Levine batted away Otto's objections, calling bike-share "wildly successful" and noting that there have been only three injuries in the program's first 500,000 rides. Gonzalez, Ramadan, and Vargas also support the program, though Ramadan said uptown's exclusion from bike-share's initial service area arose from the city's bias against less affluent neighborhoods, and Gonzalez objected to Citibank's sponsorship.
All the candidates support the East 91st Street waste transfer station. A decade ago, the facility was proposed for the Hudson River at 135th Street, in District 7, but was moved to a different district on the East Side as part of the city's Solid Waste Management Plan following pressure from environmental justice advocates. By transferring waste to barges, the station is expected to cut down on truck trips, although it would lead to a greater concentration of truck trips in the immediate area surrounding the facility.
The candidates all committed to participatory budgeting; Enoch and Johnson said they had participated in Council Member Melissa Mark-Viverito's budgeting process in East Harlem and found it to be very successful. Vargas also reiterated his call for complete overnight shutdowns of the subway system for maintenance, which he supported at a forum for Assembly candidates last fall.

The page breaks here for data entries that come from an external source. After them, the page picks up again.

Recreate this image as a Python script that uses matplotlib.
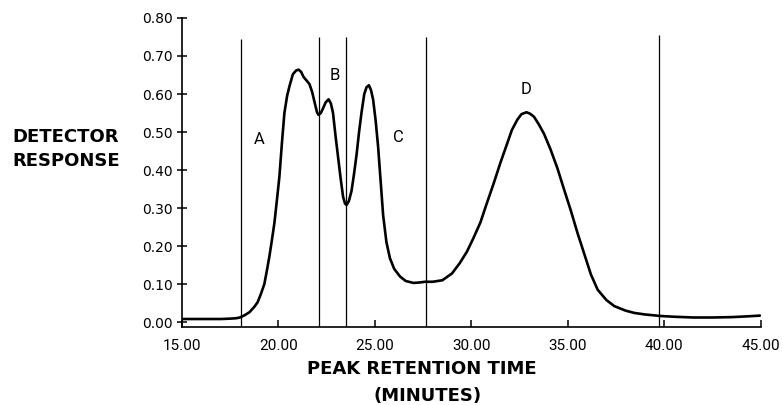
import matplotlib
matplotlib.use("Agg")
import matplotlib.pyplot as plt

# Chromatogram trace (retention time in minutes, detector response)
time_min = [15.0, 16.0, 17.0, 17.5, 17.8, 18.0, 18.25, 18.5, 18.75, 18.92, 19.1, 19.27, 19.4,
            19.53, 19.66, 19.79, 19.92, 20.05, 20.18, 20.31, 20.45, 20.57, 20.75, 20.92, 21.05,
            21.18, 21.3, 21.45, 21.61, 21.75, 21.875, 22.0, 22.08, 22.2, 22.31, 22.45, 22.6,
            22.72, 22.83, 22.96, 23.09, 23.22, 23.35, 23.45, 23.53, 23.65, 23.79, 23.92, 24.05,
            24.18, 24.31, 24.45, 24.57, 24.69, 24.8, 24.91, 25.04, 25.17, 25.3, 25.43, 25.6,
            25.78, 26.0, 26.3, 26.6, 27.0, 27.3, 27.6, 28.0, 28.5, 29.0, 29.4, 29.77, 30.1,
            30.47, 30.8, 31.16, 31.5, 31.86, 32.1, 32.38, 32.6, 32.86, 33.05, 33.25, 33.5,
            33.77, 34.1, 34.46, 34.8, 35.16, 35.5, 35.85, 36.2, 36.55, 37.0, 37.41, 38.0,
            38.45, 39.0, 39.8, 40.5, 41.5, 42.5, 43.5, 44.3, 44.96]
response = [0.008, 0.008, 0.008, 0.009, 0.010, 0.012, 0.018, 0.026, 0.040, 0.052, 0.075, 0.10,
            0.135, 0.172, 0.215, 0.26, 0.32, 0.382, 0.47, 0.55, 0.595, 0.62, 0.652, 0.662,
            0.664, 0.658, 0.645, 0.636, 0.626, 0.605, 0.578, 0.552, 0.545, 0.55, 0.562, 0.578,
            0.586, 0.575, 0.55, 0.49, 0.435, 0.38, 0.33, 0.312, 0.308, 0.318, 0.345, 0.39,
            0.44, 0.50, 0.552, 0.60, 0.618, 0.623, 0.61, 0.585, 0.53, 0.46, 0.37, 0.28, 0.21,
            0.168, 0.14, 0.12, 0.108, 0.103, 0.104, 0.106, 0.106, 0.11, 0.128, 0.155, 0.185,
            0.22, 0.262, 0.312, 0.365, 0.418, 0.47, 0.505, 0.532, 0.547, 0.552, 0.548, 0.54,
            0.52, 0.495, 0.455, 0.405, 0.35, 0.293, 0.235, 0.18, 0.125, 0.085, 0.058, 0.042,
            0.03, 0.024, 0.02, 0.016, 0.014, 0.012, 0.012, 0.013, 0.015, 0.017]

# Fraction cut lines
cut_times = [18.05, 22.1, 23.5, 27.65, 39.75]
cut_tops = [0.744, 0.75, 0.75, 0.75, 0.755]

# Fraction labels
frac_labels = ["A", "B", "C", "D"]
frac_x = [19.02, 22.9, 26.22, 32.86]
frac_y = [0.479, 0.649, 0.486, 0.611]

x_ticks = [15, 20, 25, 30, 35, 40, 45]
x_ticklabels = ["15.00", "20.00", "25.00", "30.00", "35.00", "40.00", "45.00"]
y_ticks = [0.0, 0.1, 0.2, 0.3, 0.4, 0.5, 0.6, 0.7, 0.8]
y_ticklabels = ["0.00", "0.10", "0.20", "0.30", "0.40", "0.50", "0.60", "0.70", "0.80"]

NARROW = ["Roboto", "DejaVu Sans"]

fig = plt.figure(figsize=(7.83, 4.05), dpi=100)
ax = fig.add_axes([0.2324, 0.1926, 0.9715 - 0.2324, 0.9556 - 0.1926])

ax.plot(time_min, response, color="black", lw=1.9, solid_capstyle="round",
        solid_joinstyle="round")
ax.vlines(cut_times, -0.013, cut_tops, color="black", lw=0.9)

for lab, xx, yy in zip(frac_labels, frac_x, frac_y):
    ax.text(xx, yy, lab, ha="center", va="center", fontsize=12, family=NARROW)

ax.set_xlim(15, 45)
ax.set_ylim(-0.013, 0.80)

for s in ["top", "right"]:
    ax.spines[s].set_visible(False)
for s in ["left", "bottom"]:
    ax.spines[s].set_linewidth(1.2)
ax.spines["left"].set_bounds(-0.013, 0.80)

ax.set_xticks(x_ticks)
ax.set_xticklabels(x_ticklabels, family=NARROW, fontsize=11)
ax.set_yticks(y_ticks)
ax.set_yticklabels(y_ticklabels, fontsize=10)
ax.tick_params(axis="x", direction="in", length=5, width=1.1, pad=9)
ax.tick_params(axis="y", direction="inout", length=7, width=1.1, pad=3)

fig.text(12 / 783, 1 - 149 / 405, "DETECTOR\nRESPONSE", ha="left", va="center",
         fontsize=13, fontweight="bold", linespacing=1.45)
fig.text(421.5 / 783, 1 - 369 / 405, "PEAK RETENTION TIME", ha="center", va="center",
         fontsize=13, fontweight="bold")
fig.text(428 / 783, 1 - 396 / 405, "(MINUTES)", ha="center", va="center",
         fontsize=13, fontweight="bold")

fig.savefig("out.png", dpi=100)
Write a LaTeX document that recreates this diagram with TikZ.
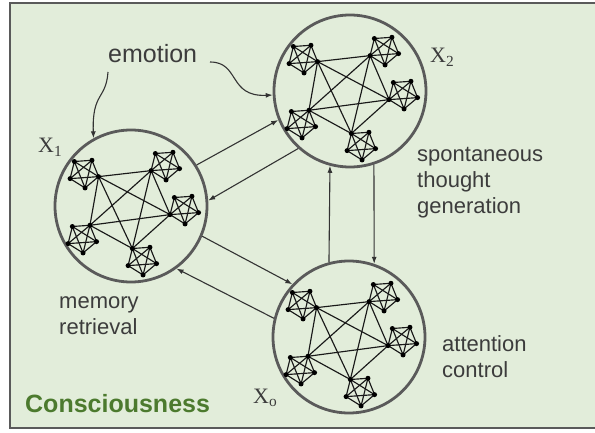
\documentclass[tikz,border=0pt]{standalone}
\usepackage{fontspec}
\setmainfont{Liberation Sans}
\newfontfamily\varfont{Liberation Serif}
\usetikzlibrary{calc,arrows.meta}
\definecolor{bgreen}{HTML}{E2EDDA}
\definecolor{cgreen}{HTML}{4C7A2E}
\definecolor{ringgray}{HTML}{5A5A5A}
\definecolor{txtgray}{HTML}{3C3C3C}
\tikzset{
  bignet/.style={circle, draw=ringgray, line width=2.8pt, minimum size=152pt, inner sep=0pt},
  link/.style={draw=black!90, line width=1.15pt},
  flow/.style={draw=black!80, line width=1.1pt, -{Latex[length=7pt,width=5pt]}},
  lbl/.style={font=\fontsize{22}{26}\selectfont, text=txtgray, align=left, inner sep=0pt},
  varlbl/.style={font=\varfont\fontsize{22}{26}\selectfont, text=txtgray, inner sep=0pt},
}
% five 5-cliques, hubs joined
\newcommand{\cliquenet}[1]{%
  \foreach \i/\cx/\cy/\h in {1/-47/-33/0, 2/34/-41/2, 3/53/3/2, 4/-49/32/4, 5/11/54/3}{
    \foreach \k in {0,...,4}
      \coordinate (#1-\i-\k) at ($(#1)+(\cx,\cy)+(14+72*\k:15)$);
    \foreach \k in {0,...,3}{
      \pgfmathtruncatemacro\nxt{\k+1}
      \foreach \m in {\nxt,...,4}
        \draw[link] (#1-\i-\k) -- (#1-\i-\m);
    }
    \coordinate (#1-h\i) at (#1-\i-\h);
  }
  % hubs
  \foreach \a in {1,...,4}{
    \pgfmathtruncatemacro\nxt{\a+1}
    \foreach \b in {\nxt,...,5}
      \draw[link] (#1-h\a) -- (#1-h\b);
  }
  % dots
  \foreach \i in {1,...,5}
    \foreach \k in {0,...,4}
      \fill (#1-\i-\k) circle (2.5);
}

\begin{document}
\begin{tikzpicture}[x=1pt, y=-1pt]
  \useasboundingbox (0,0) rectangle (595,433);
  %frame
  \draw[fill=bgreen, draw=ringgray, line width=2.5pt] (10,3) rectangle (610,428);

  %networks
  \node[bignet] (x1) at (131,206) {};
  \node[bignet] (x2) at (350,91) {};
  \node[bignet] (x0) at (349,337) {};
  \cliquenet{x1}
  \cliquenet{x2}
  \cliquenet{x0}

  %arrows
  \draw[flow] (x1.32.5) -- (x2.202.5);
  \draw[flow] (x2.228) -- (x1.4);
  \draw[flow] (x0.105) -- (x2.255);
  \draw[flow] (x2.288) -- (x0.71);
  \draw[flow] (x1.337) -- (x0.137);
  \draw[flow] (x0.166.5) -- (x1.306);

  %labels
  \node[lbl, font=\fontsize{25}{30}\selectfont, anchor=base west] (emotion) at (108,63) {emotion};
  \node[lbl, anchor=base west] (spont) at (417,214) {spontaneous\\thought\\generation};
  \node[lbl, anchor=base west] (attn) at (442,377) {attention\\control};
  \node[lbl, anchor=base west] (memo) at (59,334) {memory\\retrieval};
  \node[font=\bfseries\fontsize{25}{30}\selectfont, text=cgreen, anchor=base west, inner sep=0pt] (consc) at (25,412) {Consciousness};
  \node[varlbl, anchor=base west] (x1lbl) at (38,153) {X\textsubscript{1}};
  \node[varlbl, anchor=base west] (x2lbl) at (430,63) {X\textsubscript{2}};
  \node[varlbl, anchor=base west] (x0lbl) at (253,403) {X\textsubscript{o}};

  %emotion arrows
  \coordinate (emo1) at (108,72);
  \coordinate (emo2) at (210,62);
  \draw[flow] (emo1) .. controls (106,100) and (92,92) .. (x1.119);
  \draw[flow] (emo2) .. controls (240,62) and (228,97) .. (x2.183);
\end{tikzpicture}
\end{document}
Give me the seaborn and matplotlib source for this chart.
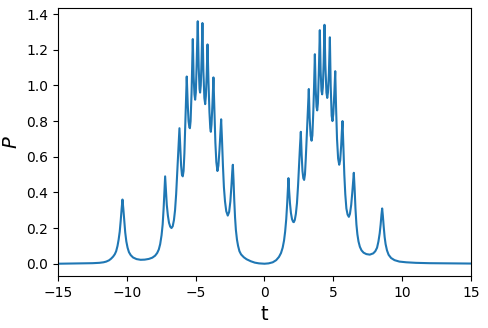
import matplotlib
matplotlib.use("Agg")
import matplotlib.pyplot as plt
import seaborn as sns
import pandas as pd

# values (t < 0 branch)
t_left = [-15.0, -14.0, -13.0, -12.5, -12.0, -11.7, -11.5, -11.3, -11.15, -11.0,
          -10.88, -10.78, -10.68, -10.6, -10.52, -10.45, -10.38, -10.32, -10.26, -10.19,
          -10.12, -10.04, -9.95, -9.85, -9.72, -9.55, -9.3, -9.0, -8.7, -8.4,
          -8.15, -7.95, -7.8, -7.68, -7.58, -7.48, -7.4, -7.33, -7.27, -7.22,
          -7.16, -7.1, -7.02, -6.94, -6.85, -6.76, -6.67, -6.58, -6.5, -6.42,
          -6.34, -6.26, -6.18, -6.12, -6.06, -6.0, -5.94, -5.88, -5.82, -5.74,
          -5.65, -5.58, -5.52, -5.46, -5.42, -5.37, -5.3, -5.21, -5.15, -5.09,
          -5.04, -4.99, -4.93, -4.85, -4.78, -4.72, -4.68, -4.63, -4.57, -4.51,
          -4.44, -4.37, -4.31, -4.26, -4.2, -4.14, -4.07, -4.0, -3.94, -3.9,
          -3.85, -3.78, -3.71, -3.64, -3.57, -3.5, -3.42, -3.35, -3.27, -3.2,
          -3.15, -3.09, -3.02, -2.95, -2.87, -2.78, -2.67, -2.57, -2.48, -2.4,
          -2.34, -2.3, -2.25, -2.2, -2.14, -2.08, -2.0, -1.92, -1.82, -1.7,
          -1.5, -1.3, -1.0, -0.7, -0.4]
P_left = [0.0, 0.001, 0.002, 0.003, 0.005, 0.008, 0.012, 0.019, 0.028, 0.04,
          0.053, 0.07, 0.10, 0.135, 0.18, 0.24, 0.31, 0.36, 0.31, 0.24,
          0.175, 0.125, 0.09, 0.065, 0.048, 0.035, 0.026, 0.022, 0.023, 0.027,
          0.034, 0.045, 0.06, 0.08, 0.11, 0.16, 0.22, 0.31, 0.41, 0.49,
          0.41, 0.33, 0.27, 0.23, 0.208, 0.20, 0.21, 0.245, 0.30, 0.39,
          0.51, 0.64, 0.76, 0.65, 0.55, 0.50, 0.49, 0.52, 0.62, 0.82,
          1.05, 0.90, 0.80, 0.765, 0.76, 0.80, 0.96, 1.26, 1.05, 0.95,
          0.92, 0.96, 1.12, 1.36, 1.10, 0.98, 0.96, 1.00, 1.15, 1.35,
          1.08, 0.93, 0.895, 0.94, 1.06, 1.23, 1.02, 0.85, 0.76, 0.74,
          0.78, 0.90, 1.045, 0.86, 0.68, 0.57, 0.52, 0.55, 0.64, 0.74,
          0.81, 0.70, 0.55, 0.43, 0.35, 0.295, 0.27, 0.29, 0.35, 0.44,
          0.52, 0.555, 0.47, 0.36, 0.26, 0.19, 0.135, 0.10, 0.07, 0.052,
          0.036, 0.025, 0.014, 0.006, 0.002]

# t >= 0 branch
t_right = [0.0, 0.3, 0.6, 0.85, 1.05, 1.2, 1.32, 1.42, 1.5, 1.58,
           1.65, 1.7, 1.74, 1.79, 1.85, 1.92, 2.0, 2.08, 2.13, 2.2,
           2.28, 2.36, 2.44, 2.52, 2.58, 2.64, 2.7, 2.76, 2.82, 2.88,
           2.94, 3.0, 3.08, 3.15, 3.22, 3.28, 3.35, 3.42, 3.48, 3.55,
           3.6, 3.66, 3.72, 3.78, 3.83, 3.88, 3.95, 4.02, 4.08, 4.14,
           4.19, 4.24, 4.3, 4.36, 4.42, 4.5, 4.56, 4.61, 4.68, 4.75,
           4.81, 4.88, 4.94, 5.0, 5.07, 5.14, 5.2, 5.27, 5.35, 5.43,
           5.5, 5.57, 5.62, 5.67, 5.73, 5.8, 5.87, 5.95, 6.04, 6.13,
           6.21, 6.3, 6.38, 6.44, 6.49, 6.55, 6.61, 6.68, 6.75, 6.83,
           6.93, 7.05, 7.2, 7.4, 7.65, 7.9, 8.05, 8.18, 8.28, 8.37,
           8.44, 8.5, 8.55, 8.6, 8.66, 8.73, 8.8, 8.9, 9.02, 9.2,
           9.45, 9.8, 10.3, 11.0, 12.0, 13.5, 15.0]
P_right = [0.0, 0.002, 0.008, 0.02, 0.038, 0.06, 0.09, 0.13, 0.18, 0.25,
           0.34, 0.42, 0.48, 0.41, 0.34, 0.285, 0.25, 0.235, 0.233, 0.245,
           0.28, 0.34, 0.44, 0.57, 0.66, 0.74, 0.61, 0.52, 0.48, 0.47,
           0.50, 0.59, 0.73, 0.86, 0.98, 0.82, 0.72, 0.69, 0.72, 0.86,
           0.99, 1.175, 0.98, 0.88, 0.86, 0.90, 1.08, 1.31, 1.08, 0.97,
           0.95, 0.99, 1.13, 1.34, 1.12, 0.96, 0.93, 0.96, 1.07, 1.27,
           1.00, 0.83, 0.80, 0.84, 0.95, 1.08, 0.88, 0.70, 0.59, 0.555,
           0.58, 0.66, 0.74, 0.80, 0.66, 0.50, 0.39, 0.31, 0.275, 0.263,
           0.28, 0.33, 0.40, 0.46, 0.51, 0.42, 0.31, 0.22, 0.165, 0.125,
           0.095, 0.075, 0.062, 0.054, 0.051, 0.058, 0.07, 0.09, 0.125, 0.17,
           0.22, 0.275, 0.31, 0.27, 0.21, 0.15, 0.11, 0.075, 0.05, 0.032,
           0.02, 0.012, 0.008, 0.005, 0.003, 0.002, 0.001]

df = pd.DataFrame({"t": t_left + t_right, "P": P_left + P_right})

fig = plt.figure(figsize=(4.88, 3.28), dpi=100)
ax = fig.add_axes([0.119, 0.159, 0.846, 0.817])
sns.lineplot(data=df, x="t", y="P", ax=ax, color="#1f77b4", linewidth=1.5,
             estimator=None, sort=False)

ax.set_xlim(-15, 15)
ax.set_ylim(-0.068, 1.435)
ax.set_xlabel("t", fontsize=14)
ax.set_ylabel("$P$", fontsize=14)

fig.savefig("out.png", dpi=100)
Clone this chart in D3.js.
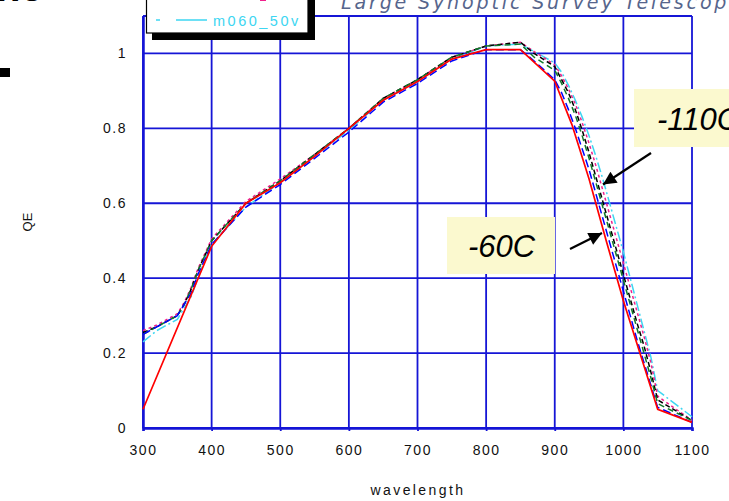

The District 7 seat is currently held by term-limited Robert Jackson, who is running for Manhattan borough president. Jackson has not replied to questions from Streetsblog about the curtailed SBS plan on 125th Street.
The district's boundaries have shifted southward in this election cycle, while the northern edge of the district, which once extended to the top of Inwood, now ends at 165th Street. The district includes parts of the Upper West Side, Morningside Heights, Manhattanville, Sugar Hill, Hamilton Heights, and Washington Heights.